### INPUT ROWS ###
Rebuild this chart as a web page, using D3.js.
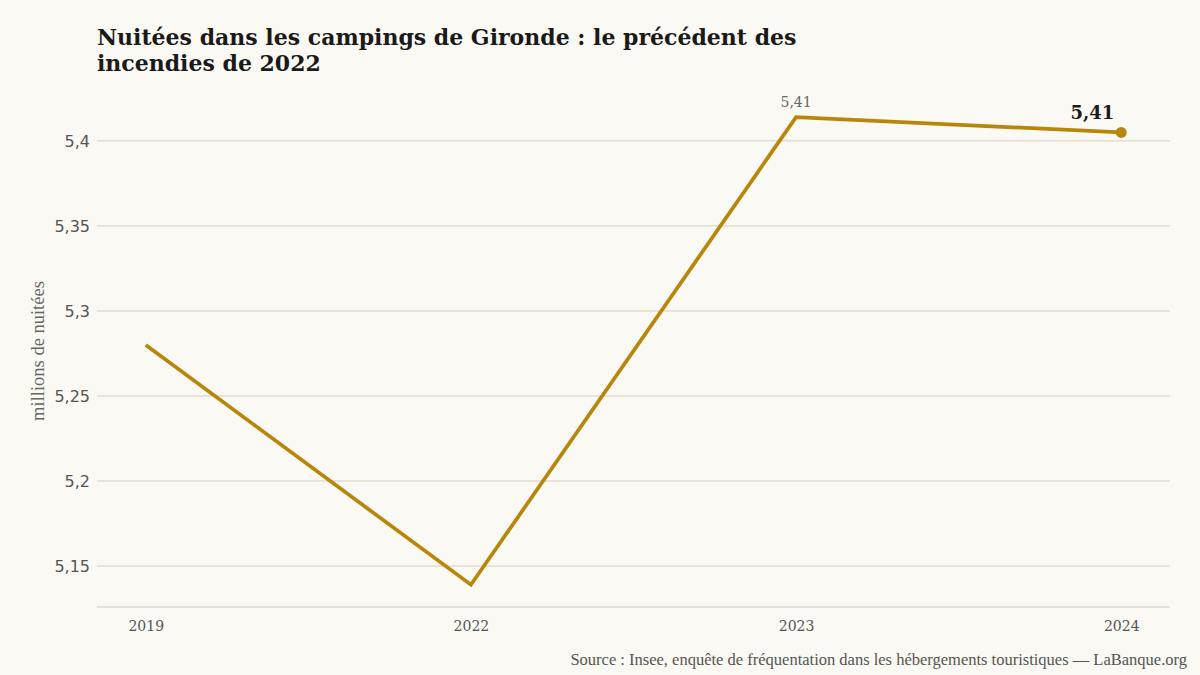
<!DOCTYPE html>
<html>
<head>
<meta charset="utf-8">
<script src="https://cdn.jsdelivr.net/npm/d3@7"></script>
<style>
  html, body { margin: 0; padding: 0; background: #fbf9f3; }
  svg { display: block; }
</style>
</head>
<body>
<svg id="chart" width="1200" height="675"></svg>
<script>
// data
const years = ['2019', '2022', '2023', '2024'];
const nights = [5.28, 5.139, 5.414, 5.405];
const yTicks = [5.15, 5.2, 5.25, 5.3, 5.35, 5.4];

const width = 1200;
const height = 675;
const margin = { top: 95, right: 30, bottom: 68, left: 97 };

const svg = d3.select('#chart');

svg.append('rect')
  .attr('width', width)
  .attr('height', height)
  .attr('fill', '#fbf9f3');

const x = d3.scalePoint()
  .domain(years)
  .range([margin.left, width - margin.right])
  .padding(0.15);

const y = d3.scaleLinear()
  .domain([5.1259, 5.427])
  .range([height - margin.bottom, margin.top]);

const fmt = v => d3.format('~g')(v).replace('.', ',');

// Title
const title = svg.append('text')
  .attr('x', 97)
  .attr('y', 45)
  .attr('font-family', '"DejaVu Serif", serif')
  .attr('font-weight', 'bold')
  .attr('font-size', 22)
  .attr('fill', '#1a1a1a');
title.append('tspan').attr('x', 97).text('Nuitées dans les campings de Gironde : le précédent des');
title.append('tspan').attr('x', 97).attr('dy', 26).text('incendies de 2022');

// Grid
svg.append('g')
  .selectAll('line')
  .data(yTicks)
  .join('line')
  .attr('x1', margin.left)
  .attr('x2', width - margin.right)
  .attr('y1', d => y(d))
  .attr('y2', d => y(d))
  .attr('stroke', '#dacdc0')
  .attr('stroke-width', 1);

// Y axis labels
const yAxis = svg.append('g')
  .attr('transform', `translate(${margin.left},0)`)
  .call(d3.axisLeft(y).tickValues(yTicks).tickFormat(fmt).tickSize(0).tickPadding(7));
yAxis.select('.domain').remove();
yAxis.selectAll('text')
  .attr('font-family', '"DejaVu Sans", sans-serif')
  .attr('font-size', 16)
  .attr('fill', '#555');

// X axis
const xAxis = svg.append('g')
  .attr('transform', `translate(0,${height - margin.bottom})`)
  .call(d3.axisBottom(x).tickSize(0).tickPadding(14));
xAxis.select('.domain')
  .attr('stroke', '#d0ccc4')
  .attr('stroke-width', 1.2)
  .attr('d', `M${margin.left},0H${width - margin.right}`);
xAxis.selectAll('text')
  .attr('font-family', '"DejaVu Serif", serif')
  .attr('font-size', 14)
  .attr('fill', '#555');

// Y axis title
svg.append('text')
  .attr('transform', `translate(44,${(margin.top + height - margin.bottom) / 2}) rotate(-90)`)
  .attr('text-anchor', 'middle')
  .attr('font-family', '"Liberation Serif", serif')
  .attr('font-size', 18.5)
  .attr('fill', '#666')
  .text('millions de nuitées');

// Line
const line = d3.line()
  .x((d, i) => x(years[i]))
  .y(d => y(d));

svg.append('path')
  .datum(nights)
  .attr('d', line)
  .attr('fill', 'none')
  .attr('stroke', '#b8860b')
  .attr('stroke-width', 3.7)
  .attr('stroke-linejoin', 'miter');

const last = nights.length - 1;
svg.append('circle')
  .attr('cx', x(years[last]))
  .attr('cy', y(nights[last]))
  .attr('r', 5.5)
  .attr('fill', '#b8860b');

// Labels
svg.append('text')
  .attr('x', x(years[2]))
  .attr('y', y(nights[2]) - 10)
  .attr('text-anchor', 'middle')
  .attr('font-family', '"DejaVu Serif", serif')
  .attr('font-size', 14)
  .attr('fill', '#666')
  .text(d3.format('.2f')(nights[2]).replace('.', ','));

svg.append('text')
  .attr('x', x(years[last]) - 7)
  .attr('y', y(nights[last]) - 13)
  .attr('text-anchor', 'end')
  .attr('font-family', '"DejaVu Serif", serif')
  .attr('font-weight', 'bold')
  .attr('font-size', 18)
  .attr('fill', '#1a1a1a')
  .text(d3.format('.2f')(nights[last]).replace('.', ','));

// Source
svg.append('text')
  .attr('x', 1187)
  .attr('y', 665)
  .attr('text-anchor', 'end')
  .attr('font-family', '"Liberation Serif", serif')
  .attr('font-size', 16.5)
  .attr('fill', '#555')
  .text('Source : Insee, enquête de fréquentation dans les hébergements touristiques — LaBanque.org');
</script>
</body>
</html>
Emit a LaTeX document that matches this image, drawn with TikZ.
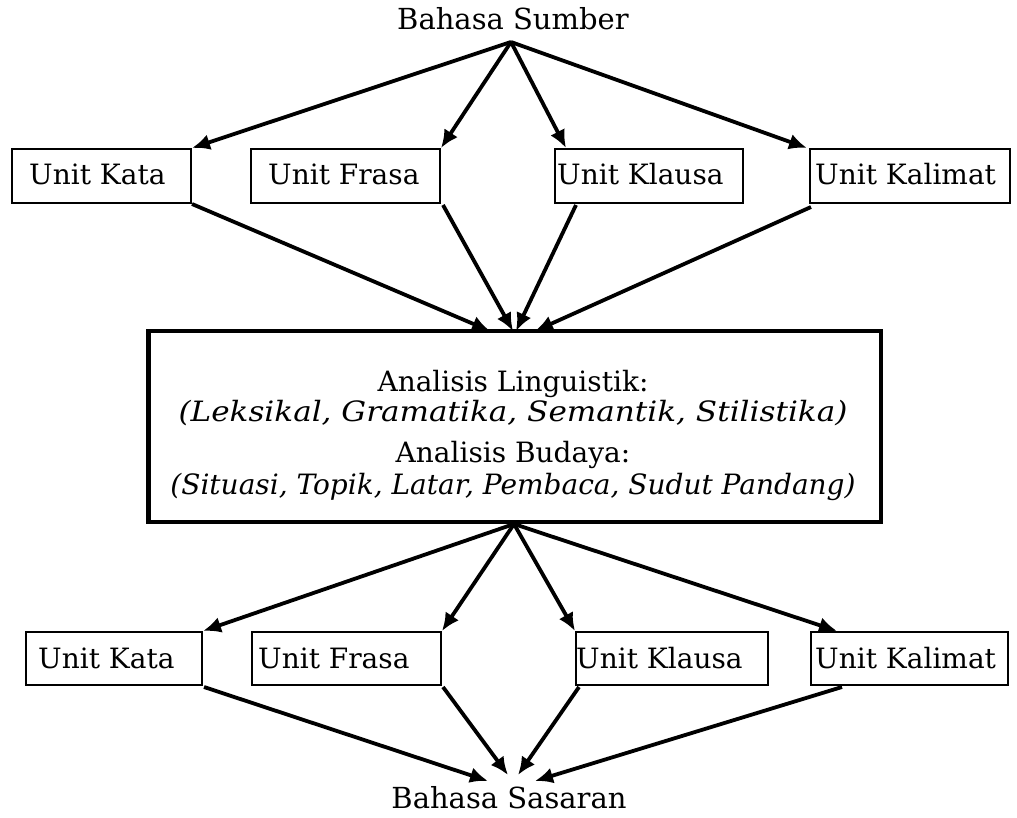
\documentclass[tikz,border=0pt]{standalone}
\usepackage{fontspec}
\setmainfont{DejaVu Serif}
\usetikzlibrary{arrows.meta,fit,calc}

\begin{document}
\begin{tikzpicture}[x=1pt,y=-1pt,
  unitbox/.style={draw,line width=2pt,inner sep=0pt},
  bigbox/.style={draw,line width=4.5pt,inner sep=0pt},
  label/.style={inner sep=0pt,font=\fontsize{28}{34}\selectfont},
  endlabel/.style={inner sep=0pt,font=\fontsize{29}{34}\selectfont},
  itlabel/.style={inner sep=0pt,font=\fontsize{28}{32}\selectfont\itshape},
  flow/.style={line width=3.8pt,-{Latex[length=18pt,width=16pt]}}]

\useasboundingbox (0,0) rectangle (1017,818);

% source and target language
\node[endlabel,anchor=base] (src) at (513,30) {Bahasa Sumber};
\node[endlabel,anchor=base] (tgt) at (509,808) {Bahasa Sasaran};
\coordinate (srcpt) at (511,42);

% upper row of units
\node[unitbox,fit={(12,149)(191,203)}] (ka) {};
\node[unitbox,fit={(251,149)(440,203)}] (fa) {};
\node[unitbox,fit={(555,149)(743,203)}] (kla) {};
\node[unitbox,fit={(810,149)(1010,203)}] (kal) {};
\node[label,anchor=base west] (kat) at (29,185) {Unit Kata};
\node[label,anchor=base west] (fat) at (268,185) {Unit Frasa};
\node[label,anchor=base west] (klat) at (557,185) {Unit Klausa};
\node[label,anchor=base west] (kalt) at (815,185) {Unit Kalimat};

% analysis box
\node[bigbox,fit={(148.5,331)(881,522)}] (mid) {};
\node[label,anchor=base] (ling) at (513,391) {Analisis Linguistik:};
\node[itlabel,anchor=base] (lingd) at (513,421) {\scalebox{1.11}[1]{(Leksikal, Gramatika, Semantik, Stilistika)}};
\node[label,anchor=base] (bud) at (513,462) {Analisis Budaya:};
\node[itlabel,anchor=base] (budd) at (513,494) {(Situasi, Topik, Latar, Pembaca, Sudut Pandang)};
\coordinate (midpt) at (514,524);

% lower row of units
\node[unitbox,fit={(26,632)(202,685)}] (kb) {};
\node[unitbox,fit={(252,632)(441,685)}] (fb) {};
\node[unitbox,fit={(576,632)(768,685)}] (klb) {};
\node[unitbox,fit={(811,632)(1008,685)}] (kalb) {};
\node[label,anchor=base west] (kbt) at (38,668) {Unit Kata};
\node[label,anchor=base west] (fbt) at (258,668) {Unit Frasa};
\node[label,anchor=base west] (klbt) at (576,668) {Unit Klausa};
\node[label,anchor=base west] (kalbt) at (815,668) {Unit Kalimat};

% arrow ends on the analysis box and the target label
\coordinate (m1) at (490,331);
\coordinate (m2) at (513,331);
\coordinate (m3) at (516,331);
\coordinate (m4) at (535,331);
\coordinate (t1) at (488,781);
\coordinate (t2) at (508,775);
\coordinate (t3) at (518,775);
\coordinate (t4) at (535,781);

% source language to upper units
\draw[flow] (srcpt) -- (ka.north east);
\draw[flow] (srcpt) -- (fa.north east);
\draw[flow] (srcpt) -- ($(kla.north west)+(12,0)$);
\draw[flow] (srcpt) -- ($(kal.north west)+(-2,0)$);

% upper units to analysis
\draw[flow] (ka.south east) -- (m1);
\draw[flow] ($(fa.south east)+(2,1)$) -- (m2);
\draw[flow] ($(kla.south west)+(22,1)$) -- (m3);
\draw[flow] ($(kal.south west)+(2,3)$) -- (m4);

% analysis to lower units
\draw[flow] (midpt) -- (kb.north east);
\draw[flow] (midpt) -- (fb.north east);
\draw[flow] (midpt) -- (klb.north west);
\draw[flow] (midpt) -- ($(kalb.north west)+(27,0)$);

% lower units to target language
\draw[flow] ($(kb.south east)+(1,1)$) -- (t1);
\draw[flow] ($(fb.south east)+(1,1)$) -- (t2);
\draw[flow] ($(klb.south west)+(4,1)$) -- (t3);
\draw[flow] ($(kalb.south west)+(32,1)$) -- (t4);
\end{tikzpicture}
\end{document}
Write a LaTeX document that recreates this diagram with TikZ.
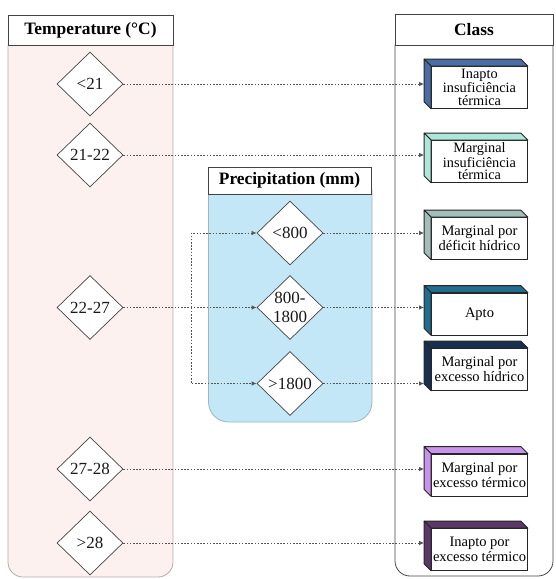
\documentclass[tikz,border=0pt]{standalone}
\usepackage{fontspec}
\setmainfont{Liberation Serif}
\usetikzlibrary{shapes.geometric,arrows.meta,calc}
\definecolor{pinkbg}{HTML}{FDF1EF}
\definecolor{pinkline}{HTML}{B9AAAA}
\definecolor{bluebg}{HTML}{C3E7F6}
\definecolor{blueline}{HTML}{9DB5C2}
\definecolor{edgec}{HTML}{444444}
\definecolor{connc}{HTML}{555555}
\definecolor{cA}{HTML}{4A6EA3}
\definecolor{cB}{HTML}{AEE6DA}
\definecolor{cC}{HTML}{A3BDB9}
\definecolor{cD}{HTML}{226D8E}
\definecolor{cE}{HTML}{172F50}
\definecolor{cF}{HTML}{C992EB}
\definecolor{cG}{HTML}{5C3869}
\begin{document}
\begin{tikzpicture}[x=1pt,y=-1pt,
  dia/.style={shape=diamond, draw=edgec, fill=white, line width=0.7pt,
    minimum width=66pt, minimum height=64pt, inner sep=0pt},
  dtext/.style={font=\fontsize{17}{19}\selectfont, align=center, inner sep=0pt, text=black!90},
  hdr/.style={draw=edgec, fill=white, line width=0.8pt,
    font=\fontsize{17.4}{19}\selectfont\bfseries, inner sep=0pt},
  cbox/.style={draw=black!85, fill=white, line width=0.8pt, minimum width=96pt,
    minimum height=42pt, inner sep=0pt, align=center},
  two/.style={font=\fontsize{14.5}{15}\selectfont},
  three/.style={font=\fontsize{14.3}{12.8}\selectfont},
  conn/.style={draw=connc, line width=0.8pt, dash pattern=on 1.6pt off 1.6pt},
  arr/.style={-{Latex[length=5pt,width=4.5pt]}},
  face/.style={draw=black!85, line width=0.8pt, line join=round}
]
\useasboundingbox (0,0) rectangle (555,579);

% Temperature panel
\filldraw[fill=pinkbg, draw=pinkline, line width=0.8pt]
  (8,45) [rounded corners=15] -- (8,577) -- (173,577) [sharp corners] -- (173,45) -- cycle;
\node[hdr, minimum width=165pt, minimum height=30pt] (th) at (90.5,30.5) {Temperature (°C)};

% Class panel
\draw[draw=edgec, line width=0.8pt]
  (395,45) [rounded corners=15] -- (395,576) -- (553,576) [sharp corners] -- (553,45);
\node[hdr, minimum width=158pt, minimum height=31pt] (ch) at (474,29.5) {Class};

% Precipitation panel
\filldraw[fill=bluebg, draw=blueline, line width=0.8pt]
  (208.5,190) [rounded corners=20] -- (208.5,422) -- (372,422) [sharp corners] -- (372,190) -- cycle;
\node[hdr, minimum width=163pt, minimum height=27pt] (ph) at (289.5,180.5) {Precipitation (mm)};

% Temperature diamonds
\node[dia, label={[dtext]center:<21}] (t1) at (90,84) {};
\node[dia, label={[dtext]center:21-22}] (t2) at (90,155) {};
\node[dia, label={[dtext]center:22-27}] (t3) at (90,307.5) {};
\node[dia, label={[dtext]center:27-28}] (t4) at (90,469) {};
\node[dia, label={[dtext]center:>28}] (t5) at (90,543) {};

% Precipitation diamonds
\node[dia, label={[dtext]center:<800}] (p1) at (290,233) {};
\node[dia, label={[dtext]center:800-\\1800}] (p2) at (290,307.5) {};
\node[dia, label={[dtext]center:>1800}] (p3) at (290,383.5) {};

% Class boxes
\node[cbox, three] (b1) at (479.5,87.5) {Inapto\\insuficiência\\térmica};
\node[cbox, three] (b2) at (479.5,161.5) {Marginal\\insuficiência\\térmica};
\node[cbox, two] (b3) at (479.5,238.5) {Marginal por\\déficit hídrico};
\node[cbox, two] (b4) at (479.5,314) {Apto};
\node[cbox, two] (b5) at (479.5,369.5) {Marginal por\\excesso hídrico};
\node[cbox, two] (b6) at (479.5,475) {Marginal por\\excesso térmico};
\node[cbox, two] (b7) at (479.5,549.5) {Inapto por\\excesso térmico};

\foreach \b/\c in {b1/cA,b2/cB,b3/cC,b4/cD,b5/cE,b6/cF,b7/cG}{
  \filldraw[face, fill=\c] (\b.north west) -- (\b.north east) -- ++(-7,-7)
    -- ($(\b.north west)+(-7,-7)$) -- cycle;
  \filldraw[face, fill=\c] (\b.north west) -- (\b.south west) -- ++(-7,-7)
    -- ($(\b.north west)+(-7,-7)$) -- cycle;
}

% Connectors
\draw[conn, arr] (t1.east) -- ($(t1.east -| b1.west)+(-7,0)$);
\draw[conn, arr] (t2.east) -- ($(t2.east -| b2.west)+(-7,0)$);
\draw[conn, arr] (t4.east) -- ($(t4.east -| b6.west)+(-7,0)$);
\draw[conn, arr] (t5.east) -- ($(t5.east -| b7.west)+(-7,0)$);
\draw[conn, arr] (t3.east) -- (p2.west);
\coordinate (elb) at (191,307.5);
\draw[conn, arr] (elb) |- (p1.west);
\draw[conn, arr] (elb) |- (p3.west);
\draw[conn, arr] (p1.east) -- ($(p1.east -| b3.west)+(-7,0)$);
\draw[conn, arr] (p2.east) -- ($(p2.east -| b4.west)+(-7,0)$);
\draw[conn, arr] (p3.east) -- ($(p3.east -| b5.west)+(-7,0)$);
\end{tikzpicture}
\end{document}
###
**WHAT THE TASK ASKS:**
Return only the lines running from the start of the entries above to the line that contains "const fmt = v", inclusive, and omit every picture.

**FULL ANSWER:**
Rebuild this chart as a web page, using D3.js.
<!DOCTYPE html>
<html>
<head>
<meta charset="utf-8">
<script src="https://cdn.jsdelivr.net/npm/d3@7"></script>
<style>
  html, body { margin: 0; padding: 0; background: #fbf9f3; }
  svg { display: block; }
</style>
</head>
<body>
<svg id="chart" width="1200" height="675"></svg>
<script>
// data
const years = ['2019', '2022', '2023', '2024'];
const nights = [5.28, 5.139, 5.414, 5.405];
const yTicks = [5.15, 5.2, 5.25, 5.3, 5.35, 5.4];

const width = 1200;
const height = 675;
const margin = { top: 95, right: 30, bottom: 68, left: 97 };

const svg = d3.select('#chart');

svg.append('rect')
  .attr('width', width)
  .attr('height', height)
  .attr('fill', '#fbf9f3');

const x = d3.scalePoint()
  .domain(years)
  .range([margin.left, width - margin.right])
  .padding(0.15);

const y = d3.scaleLinear()
  .domain([5.1259, 5.427])
  .range([height - margin.bottom, margin.top]);

const fmt = v => d3.format('~g')(v).replace('.', ',');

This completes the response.